A blog on financial markets and their regulation
September 29, 2012Posted by on
Ed Felten argues that with modern cryptography it is possible to make randomized algorithms accountable (h/t Bruce Schneier). This means that the public can verify that the algorithm was executed correctly in a particular case even though the algorithm used random numbers to make it unpredictable.
Felten’s idea is to use one random number to achieve unpredictability and another random number to achieve randomness. The authority running the algorithm chooses the first random number (R) secretly and then commits it (the cryptographic equivalent of putting it in a tamper proof sealed envelope which will be opened later). Then, it chooses the second random number (Q) publicly (for example, by rolling the dice in public). The two random numbers are added and the sum (R + Q) is the input to the algorithm. Note that the public cannot verify that R was chosen randomly, but this does not matter because even if R is non random, R + Q is still random.
Felten’s examples are not from finance, but I find the finance applications quite fascinating. For example, the income tax department selects some individuals randomly for detailed scrutiny. Using Felten’s ideas, it is possible for the individual who is selected for scrutiny to verify that this scrutiny is a result of a genuine random selection and not because of the assessing officer’ bias. It is possible to do this without making the selection predictable.

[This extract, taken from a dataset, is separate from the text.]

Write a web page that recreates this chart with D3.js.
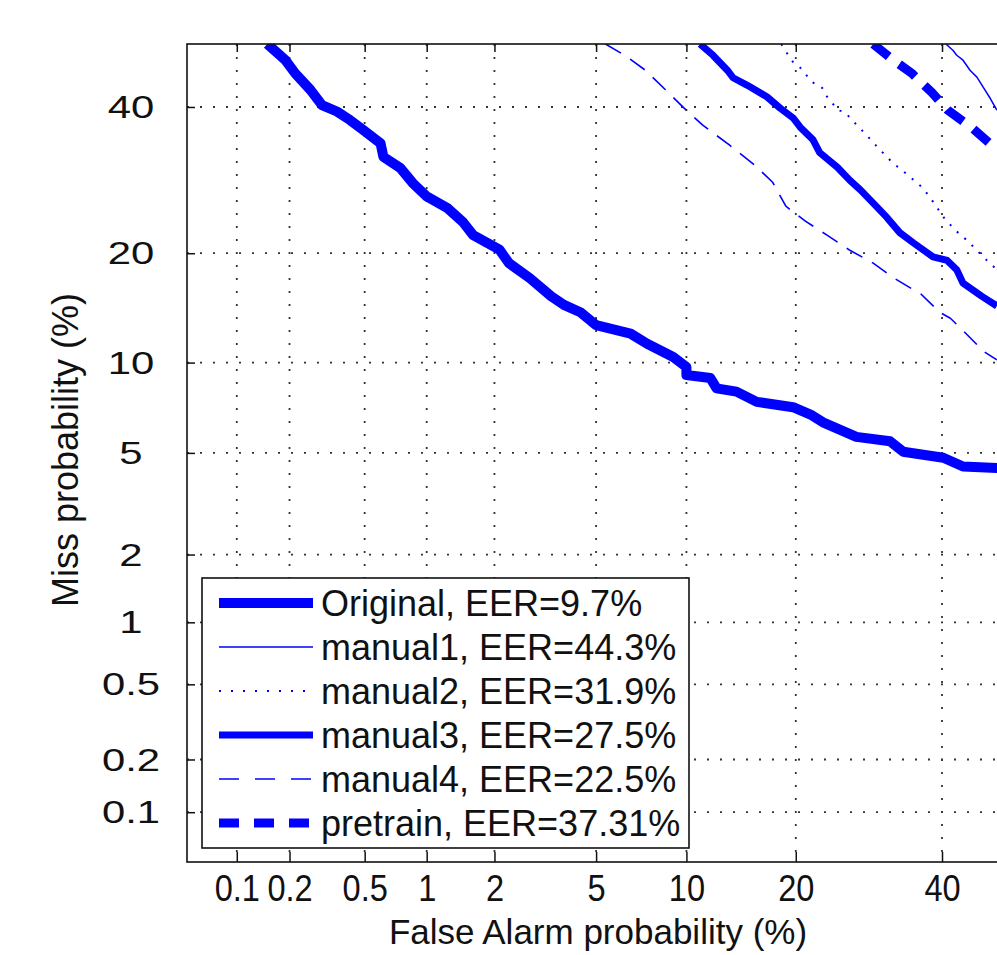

As a second example, suppose a stock exchange wants to look at prices at random times because if fixed times are chosen, there is greater risk of the prices being manipulated. The random time must be unpredictable to participants. But after the fact, we want to be able to verify that the time was chosen randomly and that some exchange official did not deliberately choose a specific time “after the fact” with knowledge of the actual prices. Felten’s ideas can be used to solve this problem as well.
In a comment on his second post, Felten introduces even more interesting ideas. For a financial example, consider an organization which requires certain employees to take prior approval before trading stocks on personal account. Suppose the compliance officer disallows a trade on the ground that the particular stock is on a negative list of stocks that cannot be traded. How does the employee verify that the compliance officer is not lying if the list itself is secret? Felten’s method can be used to deal with this problem. The compliance officer should publicly announce the root hash of a Merkle tree containing the restricted list of stocks. This root hash by itself reveals nothing. Now the compliance officer can reveal a single path in the Merkle tree which allows the employee to verify that the stock in question is on the list. But this would not reveal anything about what else is on the list.
A lot of regulations are written assuming that the people implementing the regulation are honest. This assumption is clearly inappropriate. The Right to Information Act ensures only transparency; it does not guarantee accountability in the presence of randomization. We should require that all algorithms that are used during the implementation and enforcement of the regulations should be accountable in Felten’s sense.